Frédéric De Gucht n’est pas Eva De Bleeker
Cette démission pourrait en intéresser certains au sud du pays. L’appétit gargantuesque de Georges-Louis Bouchez, qui ne se cache plus de réfléchir à un MR flamand, pourrait-il être réveillé par cette crise persistante au sein de l’Open VLD? Il est encore tôt pour le dire, et le parti de la Toison d’Or n’a pas souhaité se prononcer sur le sujet, en attendant la désignation d’un nouveau président pour la mi-novembre et un rebranding (initialement prévu en septembre) pour juin 2026. «Une fusion avec le MR, en créant une sorte de parti national, ne serait pas la plus mauvaise piste, pose Dave Sinardet. Georges-Louis Bouchez est aujourd’hui le libéral le plus populaire en Flandre, le plus crédible, une crédibilité qu’il a d’ailleurs gagnée en contribuant à miner l’Open VLD durant la législature précédente.»
Une telle hypothèse est conditionnée à deux éléments, ajoute cependant le politologue. D’abord, il faut que Bouchez conserve sa popularité au sud du pays «alors qu’il prend des risques à travers quelques polémiques ces derniers temps». Ensuite, une hypothèse commence à se faire entendre: Frédéric De Gucht, président de la section bruxelloise du parti, se verrait bien en remplaçant d’Eva De Bleeker. Or selon ce scénario, l’Open VLD aurait moins d’intérêt à partager la ligne d’une droite plus conservatrice avec le MR, alors que la N-VA occupe déjà ce créneau. «Lors de la dernière élection à la présidence de la formation, les huit candidats étaient sur une ligne bleu foncé qu’a prise le parti depuis l’opposition. Quant au rapprochement au MR, cela dépendra de qui sera notre président, mais notre travail de refondation prime. Georges-Louis Bouchez en a conscience, c’est dans l’intérêt de la famille libérale», nuance Alexia Bertrand, qui a d’ailleurs confirmé ne pas se présenter. En quelque sorte, il s’agit pour les libéraux flamands de redevenir propriétaires de thèmes comme la fiscalité et les questions socio-économiques.
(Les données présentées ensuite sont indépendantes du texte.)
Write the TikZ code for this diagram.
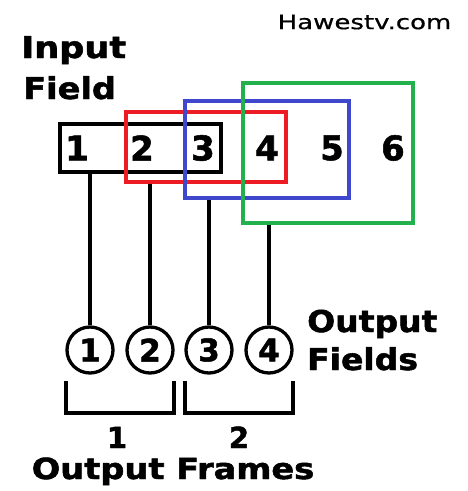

Reste à voir si l’intransigeant responsable de la section bruxelloise de l’Open VLD accèdera ou non à la présidence du parti. «Il y a une tradition du népotisme dans tous les partis politiques belges, et l’Open VLD n’y échappe pas», note Dave Sinardet en rappelant que le père de Frédéric De Gucht, Karel, a aussi accédé à la fonction. Il ne fait aucun doute que Frédéric De Gucht jouit d’une image reboostée en Flandre depuis le blocage politique à Bruxelles, où le libéral résiste au leader socialiste Ahmed Laaouej dans le cadre de la formation d’un gouvernement. «C’est d’ailleurs ce qui l’a fait connaître. Mais c’est aussi ce népotisme qui a entraîné la chute de l’Open VLD. Cela pourrait jouer à son désavantage.» Et paradoxalement, c’est aussi lui qui a soufflé sur les quelques braises en interne qui ont contribué à la démission d’Eva De Bleeker. En politique, il faut toujours avoir un coup d’avance.